Unions go looking for new members


Very different jobs under one umbrella

By M.R. Kropko
The Associated Press

CLEVELAND - When Steelworkers member John Shotkoski tells people he has had a long career in the tire and rubber industry, he sometimes gets confused looks.

Shotkoski considers being a Steelworker at Goodyear, the world's biggest tire company, a natural fit. His former union, the United Rubber Workers, merged with the United Steelworkers of America eight years ago.

The Pittsburgh-based union is rebuilding its foothold in a consolidating steel industry, such as in Cleveland, where International Steel Group was formed last year. Even so, Steelworkers increasingly do not make steel. Some make tires, rubber hoses or glass. Others are security guards or help teach preschoolers.

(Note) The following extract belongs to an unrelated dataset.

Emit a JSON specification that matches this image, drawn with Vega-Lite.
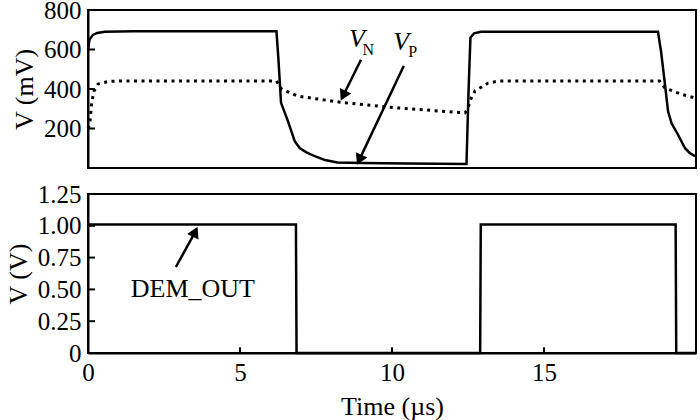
{
  "$schema": "https://vega.github.io/schema/vega-lite/v6.json",
  "padding": {"left": 4, "top": -3, "right": 0, "bottom": 0},
  "background": "white",
  "spacing": 26,
  "bounds": "flush",
  "config": {
    "view": {"stroke": "black", "strokeWidth": 2},
    "font": "Times New Roman",
    "axis": {
      "labelFont": "Times New Roman", "labelFontSize": 25, "labelColor": "black",
      "titleFont": "Times New Roman", "titleFontSize": 26, "titleFontWeight": "normal", "titleColor": "black",
      "ticks": false, "labelPadding": 7, "labelOverlap": false,
      "domainColor": "black", "domainWidth": 2, "grid": false
    }
  },
  "datasets": {
    "vp": [
      {"t": 0, "v": 600}, {"t": 0.05, "v": 650}, {"t": 0.16, "v": 674}, {"t": 0.3, "v": 684}, {"t": 0.55, "v": 690},
      {"t": 1.5, "v": 692}, {"t": 6.2, "v": 692}, {"t": 6.26, "v": 560}, {"t": 6.35, "v": 330}, {"t": 6.58, "v": 236},
      {"t": 6.8, "v": 136}, {"t": 6.97, "v": 100}, {"t": 7.2, "v": 78}, {"t": 7.46, "v": 60}, {"t": 7.8, "v": 40},
      {"t": 8.2, "v": 28}, {"t": 9, "v": 25}, {"t": 10.5, "v": 23}, {"t": 12.45, "v": 20}, {"t": 12.52, "v": 400},
      {"t": 12.58, "v": 660}, {"t": 12.7, "v": 682}, {"t": 12.93, "v": 690}, {"t": 18.75, "v": 690}, {"t": 18.85, "v": 590},
      {"t": 18.98, "v": 422}, {"t": 19.08, "v": 287}, {"t": 19.2, "v": 225}, {"t": 19.4, "v": 171}, {"t": 19.64, "v": 100},
      {"t": 19.8, "v": 75}, {"t": 19.97, "v": 60}
    ],
    "vn": [
      {"t": 0, "v": 200}, {"t": 0.06, "v": 221}, {"t": 0.12, "v": 330}, {"t": 0.2, "v": 390}, {"t": 0.33, "v": 425},
      {"t": 0.66, "v": 438}, {"t": 1.2, "v": 441}, {"t": 6.2, "v": 441}, {"t": 6.36, "v": 400}, {"t": 6.9, "v": 364},
      {"t": 7.57, "v": 349}, {"t": 8.45, "v": 330}, {"t": 10.2, "v": 304}, {"t": 12.4, "v": 279}, {"t": 12.5, "v": 300},
      {"t": 12.56, "v": 340}, {"t": 12.73, "v": 390}, {"t": 13.16, "v": 430}, {"t": 13.5, "v": 440}, {"t": 18.8, "v": 440},
      {"t": 18.98, "v": 405}, {"t": 19.5, "v": 374}, {"t": 19.97, "v": 355}
    ],
    "dem": [
      {"t": 0, "v": 1.01}, {"t": 6.84, "v": 1.01}, {"t": 6.86, "v": 0}, {"t": 12.9, "v": 0}, {"t": 12.92, "v": 1.01},
      {"t": 19.33, "v": 1.01}, {"t": 19.35, "v": 0}, {"t": 20, "v": 0}
    ],
    "arrowsTop": [
      {"x1": 8.98, "y1": 548, "x2": 8.42, "y2": 375, "ang": 206},
      {"x1": 10.39, "y1": 518, "x2": 8.95, "y2": 50, "ang": 205}
    ],
    "labelsTop": [
      {"t": 8.85, "v": 652, "txt": "V", "kind": "main"},
      {"t": 9.22, "v": 598, "txt": "N", "kind": "sub"},
      {"t": 10.3, "v": 640, "txt": "V", "kind": "main"},
      {"t": 10.68, "v": 588, "txt": "P", "kind": "sub"}
    ],
    "ticksTopY": [{"v": 200}, {"v": 400}, {"v": 600}],
    "ticksBotY": [{"v": 0.25}, {"v": 0.5}, {"v": 0.75}, {"v": 1.0}],
    "ticksBotX": [{"t": 5}, {"t": 10}, {"t": 15}],
    "arrowsBot": [
      {"x1": 2.89, "y1": 0.676, "x2": 3.5, "y2": 0.94, "ang": 26}
    ],
    "labelsBot": [
      {"t": 3.45, "v": 0.5, "txt": "DEM_OUT"}
    ]
  },
  "vconcat": [
    {
      "width": 608,
      "height": 158,
      "layer": [
        {
          "data": {"name": "vp"},
          "mark": {"type": "line", "color": "black", "strokeWidth": 2.5},
          "encoding": {
            "x": {"field": "t", "type": "quantitative", "scale": {"domain": [0, 20], "nice": false}, "axis": null},
            "y": {"field": "v", "type": "quantitative", "scale": {"domain": [0, 800], "nice": false},
                  "axis": {"values": [200, 400, 600, 800], "tickCount": 10, "title": "V (mV)", "titlePadding": 6, "labelOverlap": false}}
          }
        },
        {
          "data": {"name": "vn"},
          "mark": {"type": "line", "color": "black", "strokeWidth": 3, "strokeDash": [3, 4.5]},
          "encoding": {
            "x": {"field": "t", "type": "quantitative"},
            "y": {"field": "v", "type": "quantitative"}
          }
        },
        {
          "data": {"name": "ticksTopY"},
          "mark": {"type": "rule", "color": "black", "strokeWidth": 2},
          "encoding": {
            "x": {"datum": 0, "type": "quantitative"},
            "x2": {"datum": 0.23},
            "y": {"field": "v", "type": "quantitative"}
          }
        },
        {
          "data": {"name": "arrowsTop"},
          "mark": {"type": "rule", "color": "black", "strokeWidth": 2.5},
          "encoding": {
            "x": {"field": "x1", "type": "quantitative"},
            "y": {"field": "y1", "type": "quantitative"},
            "x2": {"field": "x2"},
            "y2": {"field": "y2"}
          }
        },
        {
          "data": {"name": "arrowsTop"},
          "mark": {"type": "point", "shape": "triangle", "filled": true, "color": "black", "opacity": 1, "size": 160},
          "encoding": {
            "x": {"field": "x2", "type": "quantitative"},
            "y": {"field": "y2", "type": "quantitative"},
            "angle": {"field": "ang", "type": "quantitative", "scale": null}
          }
        },
        {
          "data": {"name": "labelsTop"},
          "transform": [{"filter": "datum.kind == 'main'"}],
          "mark": {"type": "text", "font": "Times New Roman", "fontSize": 26, "fontStyle": "italic", "color": "black"},
          "encoding": {
            "x": {"field": "t", "type": "quantitative"},
            "y": {"field": "v", "type": "quantitative"},
            "text": {"field": "txt"}
          }
        },
        {
          "data": {"name": "labelsTop"},
          "transform": [{"filter": "datum.kind == 'sub'"}],
          "mark": {"type": "text", "font": "Times New Roman", "fontSize": 16, "color": "black"},
          "encoding": {
            "x": {"field": "t", "type": "quantitative"},
            "y": {"field": "v", "type": "quantitative"},
            "text": {"field": "txt"}
          }
        }
      ]
    },
    {
      "width": 608,
      "height": 159,
      "layer": [
        {
          "data": {"name": "dem"},
          "mark": {"type": "line", "color": "black", "strokeWidth": 2.5},
          "encoding": {
            "x": {"field": "t", "type": "quantitative", "scale": {"domain": [0, 20], "nice": false},
                  "axis": {"values": [0, 5, 10, 15], "tickCount": 10, "labelFlush": false, "title": "Time (µs)", "titlePadding": 8}},
            "y": {"field": "v", "type": "quantitative", "scale": {"domain": [0, 1.25], "nice": false},
                  "axis": {"values": [0, 0.25, 0.5, 0.75, 1, 1.25], "tickCount": 10, "title": "V (V)", "titlePadding": 6, "labelOverlap": false,
                           "labelExpr": "datum.value == 0 ? '0' : format(datum.value, '.2f')"}}
          }
        },
        {
          "data": {"name": "ticksBotY"},
          "mark": {"type": "rule", "color": "black", "strokeWidth": 2},
          "encoding": {
            "x": {"datum": 0, "type": "quantitative"},
            "x2": {"datum": 0.23},
            "y": {"field": "v", "type": "quantitative"}
          }
        },
        {
          "data": {"name": "ticksBotX"},
          "mark": {"type": "rule", "color": "black", "strokeWidth": 2},
          "encoding": {
            "x": {"field": "t", "type": "quantitative"},
            "y": {"datum": 0, "type": "quantitative"},
            "y2": {"datum": 0.045}
          }
        },
        {
          "data": {"name": "arrowsBot"},
          "mark": {"type": "rule", "color": "black", "strokeWidth": 2.5},
          "encoding": {
            "x": {"field": "x1", "type": "quantitative"},
            "y": {"field": "y1", "type": "quantitative"},
            "x2": {"field": "x2"},
            "y2": {"field": "y2"}
          }
        },
        {
          "data": {"name": "arrowsBot"},
          "mark": {"type": "point", "shape": "triangle", "filled": true, "color": "black", "opacity": 1, "size": 160},
          "encoding": {
            "x": {"field": "x2", "type": "quantitative"},
            "y": {"field": "y2", "type": "quantitative"},
            "angle": {"field": "ang", "type": "quantitative", "scale": null}
          }
        },
        {
          "data": {"name": "labelsBot"},
          "mark": {"type": "text", "font": "Times New Roman", "fontSize": 26, "color": "black"},
          "encoding": {
            "x": {"field": "t", "type": "quantitative"},
            "y": {"field": "v", "type": "quantitative"},
            "text": {"field": "txt"}
          }
        }
      ]
    }
  ]
}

In 1995, the Akron, Ohio-based United Rubber Workers was in its 60th year when it was weakened by a 10-month strike against Bridgestone/Firestone. It agreed to merge into the larger, more financially secure Steelworkers union.

Among the Steelworkers' big challenges is Akron, Ohio-based Goodyear, the world's largest tire company, which wants to trim as much as $1.5 billion in costs by 2005 to shore up its North American tire operations.

The union's contract expired April 19 but had been extended for 14 plants in Ohio and 10 other states.

The Steelworkers' Goodyear/Kelly-Springfield/Dunlop bargaining committee negotiates for about 20,000 active members and is aiming for a contract that could be applied to other tire companies.

Basic steel is still the USWA's biggest employer, with about 106,000 workers, followed by rubber and plastics, with 70,600.

Teamsters members that include truckers and warehouse workers, also include those who work in public service, dairies, breweries, bakeries, airlines and the film industry.

United Auto Workers members who don't make cars or trucks may work for small manufacturers, state and local governments, universities, hospitals and nonprofits.

"The way labor unions are branching out, no one should be surprised if a nurse is in the same union as a steel worker or a college graduate student is in the same union as an auto worker," said Greg Tarpinian of the Washington-based Labor Research Association.